## GIVEN MATERIAL
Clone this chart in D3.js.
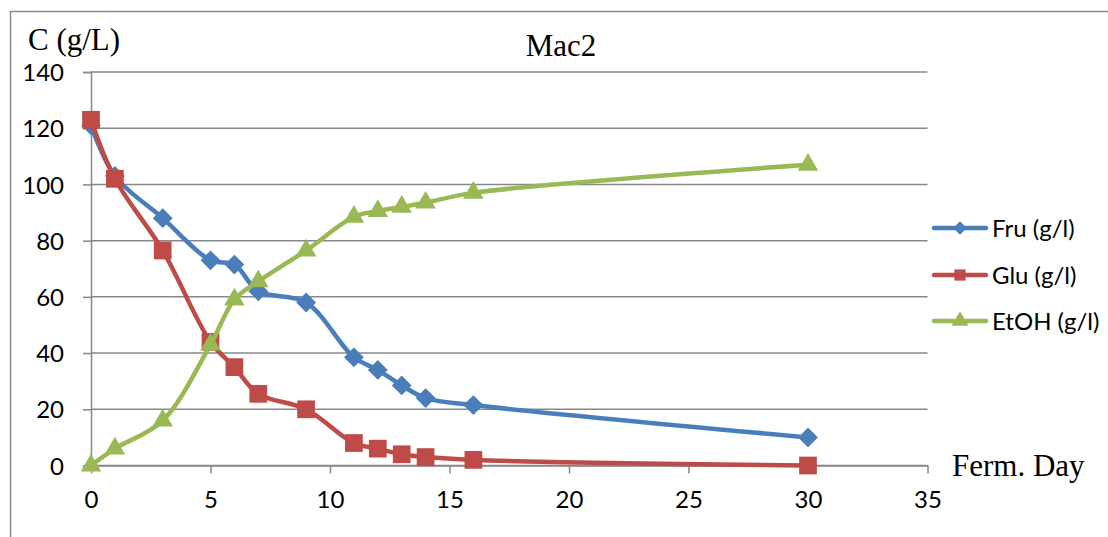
<!DOCTYPE html>
<html>
<head>
<meta charset="utf-8">
<script src="https://cdn.jsdelivr.net/npm/d3@7/dist/d3.min.js"></script>
<style>
  html, body { margin: 0; padding: 0; background: #fff; }
  svg { display: block; }
  .tick text { font-family: Lato, "Open Sans", sans-serif; fill: #000; }
</style>
</head>
<body>
<svg id="chart" width="1108" height="537"></svg>
<script>
// Fermentation days sampled
const days = [0, 1, 3, 5, 6, 7, 9, 11, 12, 13, 14, 16, 30];
// Concentrations in g/l
const fru  = [121, 103, 88, 73, 71.5, 62, 58, 38.5, 34, 28.5, 24, 21.5, 10];
const glu  = [123, 102, 76.5, 44, 35, 25.5, 20, 8, 6, 4, 3, 2, 0];
const etoh = [0, 6, 16, 43, 59, 65.5, 76.5, 88.5, 90.5, 92, 93.5, 97, 107];

const seriesNames = ["Fru (g/l)", "Glu (g/l)", "EtOH (g/l)"];
const xTicks = [0, 5, 10, 15, 20, 25, 30, 35];
const yTicks = [0, 20, 40, 60, 80, 100, 120, 140];

const series = [
  { name: seriesNames[0], values: fru,  color: "#4a7ebb", symbol: d3.symbolDiamond2,  size: 250, legendSize: 115 },
  { name: seriesNames[1], values: glu,  color: "#be4b48", symbol: d3.symbolSquare2,   size: 400, legendSize: 160 },
  { name: seriesNames[2], values: etoh, color: "#98b954", symbol: d3.symbolTriangle2, size: 300, legendSize: 200 }
];

const svg = d3.select("#chart");
const plotL = 91, plotR = 927.5, plotT = 72, plotB = 465.5;

const x = d3.scaleLinear().domain([0, 35]).range([plotL, plotR]);
const y = d3.scaleLinear().domain([0, 140]).range([plotB, plotT]);

const gridColor = "#878787";

// outer frame (top and left edges)
svg.append("path")
  .attr("d", `M10.5,537 L10.5,11.5 L1108,11.5`)
  .attr("fill", "none").attr("stroke", "#8c8c8c").attr("stroke-width", 1.5);

// horizontal gridlines
svg.append("g").selectAll("line").data(yTicks).join("line")
  .attr("x1", plotL).attr("x2", plotR)
  .attr("y1", d => y(d)).attr("y2", d => y(d))
  .attr("stroke", gridColor).attr("stroke-width", 1.5);

// y axis
const yAxis = svg.append("g").attr("transform", `translate(${plotL},0)`)
  .call(d3.axisLeft(y).tickValues(yTicks).tickSize(8).tickPadding(19));
yAxis.select(".domain").attr("stroke", gridColor).attr("stroke-width", 1.5);
yAxis.selectAll(".tick line").attr("stroke", gridColor).attr("stroke-width", 1.5);
yAxis.selectAll(".tick text").attr("font-size", 24).attr("dy", "0.36em");

// x axis
const xAxis = svg.append("g").attr("transform", `translate(0,${plotB})`)
  .call(d3.axisBottom(x).tickValues(xTicks).tickSize(8).tickPadding(17).tickSizeOuter(0));
xAxis.select(".domain").attr("stroke", gridColor).attr("stroke-width", 1.5);
xAxis.selectAll(".tick line").attr("stroke", gridColor).attr("stroke-width", 1.5);
xAxis.selectAll(".tick text").attr("font-size", 24);

// titles
const serif = "'Liberation Serif', 'Times New Roman', serif";
svg.append("text").attr("x", 561).attr("y", 56).attr("text-anchor", "middle")
  .attr("font-family", serif).attr("font-size", 31).text("Mac2");
svg.append("text").attr("x", 28).attr("y", 50)
  .attr("font-family", serif).attr("font-size", 31).text("C (g/L)");
svg.append("text").attr("x", 952).attr("y", 476)
  .attr("font-family", serif).attr("font-size", 31).text("Ferm. Day");

// series lines and markers
const line = d3.line()
  .x((d, i) => x(days[i]))
  .y(d => y(d))
  .curve(d3.curveCatmullRom.alpha(0.5));

series.forEach(s => {
  const g = svg.append("g");
  g.append("path")
    .attr("d", line(s.values))
    .attr("fill", "none").attr("stroke", s.color)
    .attr("stroke-width", 4.5).attr("stroke-linejoin", "round").attr("stroke-linecap", "round");
  g.selectAll("path.m").data(s.values).join("path").attr("class", "m")
    .attr("transform", (d, i) => `translate(${x(days[i])},${y(d)})`)
    .attr("d", d3.symbol(s.symbol, s.size)())
    .attr("fill", s.color);
});

// legend
const legendY = [228, 275, 321];
const lg = svg.append("g");
series.forEach((s, i) => {
  const row = lg.append("g").attr("transform", `translate(0,${legendY[i]})`);
  row.append("line").attr("x1", 934).attr("x2", 986)
    .attr("stroke", s.color).attr("stroke-width", 4.5).attr("stroke-linecap", "round");
  row.append("path").attr("transform", "translate(960,0)")
    .attr("d", d3.symbol(s.symbol, s.legendSize)())
    .attr("fill", s.color);
  row.append("text").attr("x", 992).attr("dy", "0.36em")
    .attr("font-family", "Lato, 'Open Sans', sans-serif").attr("font-size", 24)
    .text(s.name);
});
</script>
</body>
</html>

## EXERCISE
Reproduce all of the data exactly, omitting each picture it holds.

## FINISHED EXERCISE
Clone this chart in D3.js.
<!DOCTYPE html>
<html>
<head>
<meta charset="utf-8">
<script src="https://cdn.jsdelivr.net/npm/d3@7/dist/d3.min.js"></script>
<style>
  html, body { margin: 0; padding: 0; background: #fff; }
  svg { display: block; }
  .tick text { font-family: Lato, "Open Sans", sans-serif; fill: #000; }
</style>
</head>
<body>
<svg id="chart" width="1108" height="537"></svg>
<script>
// Fermentation days sampled
const days = [0, 1, 3, 5, 6, 7, 9, 11, 12, 13, 14, 16, 30];
// Concentrations in g/l
const fru  = [121, 103, 88, 73, 71.5, 62, 58, 38.5, 34, 28.5, 24, 21.5, 10];
const glu  = [123, 102, 76.5, 44, 35, 25.5, 20, 8, 6, 4, 3, 2, 0];
const etoh = [0, 6, 16, 43, 59, 65.5, 76.5, 88.5, 90.5, 92, 93.5, 97, 107];

const seriesNames = ["Fru (g/l)", "Glu (g/l)", "EtOH (g/l)"];
const xTicks = [0, 5, 10, 15, 20, 25, 30, 35];
const yTicks = [0, 20, 40, 60, 80, 100, 120, 140];

const series = [
  { name: seriesNames[0], values: fru,  color: "#4a7ebb", symbol: d3.symbolDiamond2,  size: 250, legendSize: 115 },
  { name: seriesNames[1], values: glu,  color: "#be4b48", symbol: d3.symbolSquare2,   size: 400, legendSize: 160 },
  { name: seriesNames[2], values: etoh, color: "#98b954", symbol: d3.symbolTriangle2, size: 300, legendSize: 200 }
];

const svg = d3.select("#chart");
const plotL = 91, plotR = 927.5, plotT = 72, plotB = 465.5;

const x = d3.scaleLinear().domain([0, 35]).range([plotL, plotR]);
const y = d3.scaleLinear().domain([0, 140]).range([plotB, plotT]);

const gridColor = "#878787";

// outer frame (top and left edges)
svg.append("path")
  .attr("d", `M10.5,537 L10.5,11.5 L1108,11.5`)
  .attr("fill", "none").attr("stroke", "#8c8c8c").attr("stroke-width", 1.5);

// horizontal gridlines
svg.append("g").selectAll("line").data(yTicks).join("line")
  .attr("x1", plotL).attr("x2", plotR)
  .attr("y1", d => y(d)).attr("y2", d => y(d))
  .attr("stroke", gridColor).attr("stroke-width", 1.5);

// y axis
const yAxis = svg.append("g").attr("transform", `translate(${plotL},0)`)
  .call(d3.axisLeft(y).tickValues(yTicks).tickSize(8).tickPadding(19));
yAxis.select(".domain").attr("stroke", gridColor).attr("stroke-width", 1.5);
yAxis.selectAll(".tick line").attr("stroke", gridColor).attr("stroke-width", 1.5);
yAxis.selectAll(".tick text").attr("font-size", 24).attr("dy", "0.36em");

// x axis
const xAxis = svg.append("g").attr("transform", `translate(0,${plotB})`)
  .call(d3.axisBottom(x).tickValues(xTicks).tickSize(8).tickPadding(17).tickSizeOuter(0));
xAxis.select(".domain").attr("stroke", gridColor).attr("stroke-width", 1.5);
xAxis.selectAll(".tick line").attr("stroke", gridColor).attr("stroke-width", 1.5);
xAxis.selectAll(".tick text").attr("font-size", 24);

// titles
const serif = "'Liberation Serif', 'Times New Roman', serif";
svg.append("text").attr("x", 561).attr("y", 56).attr("text-anchor", "middle")
  .attr("font-family", serif).attr("font-size", 31).text("Mac2");
svg.append("text").attr("x", 28).attr("y", 50)
  .attr("font-family", serif).attr("font-size", 31).text("C (g/L)");
svg.append("text").attr("x", 952).attr("y", 476)
  .attr("font-family", serif).attr("font-size", 31).text("Ferm. Day");

// series lines and markers
const line = d3.line()
  .x((d, i) => x(days[i]))
  .y(d => y(d))
  .curve(d3.curveCatmullRom.alpha(0.5));

series.forEach(s => {
  const g = svg.append("g");
  g.append("path")
    .attr("d", line(s.values))
    .attr("fill", "none").attr("stroke", s.color)
    .attr("stroke-width", 4.5).attr("stroke-linejoin", "round").attr("stroke-linecap", "round");
  g.selectAll("path.m").data(s.values).join("path").attr("class", "m")
    .attr("transform", (d, i) => `translate(${x(days[i])},${y(d)})`)
    .attr("d", d3.symbol(s.symbol, s.size)())
    .attr("fill", s.color);
});

// legend
const legendY = [228, 275, 321];
const lg = svg.append("g");
series.forEach((s, i) => {
  const row = lg.append("g").attr("transform", `translate(0,${legendY[i]})`);
  row.append("line").attr("x1", 934).attr("x2", 986)
    .attr("stroke", s.color).attr("stroke-width", 4.5).attr("stroke-linecap", "round");
  row.append("path").attr("transform", "translate(960,0)")
    .attr("d", d3.symbol(s.symbol, s.legendSize)())
    .attr("fill", s.color);
  row.append("text").attr("x", 992).attr("dy", "0.36em")
    .attr("font-family", "Lato, 'Open Sans', sans-serif").attr("font-size", 24)
    .text(s.name);
});
</script>
</body>
</html>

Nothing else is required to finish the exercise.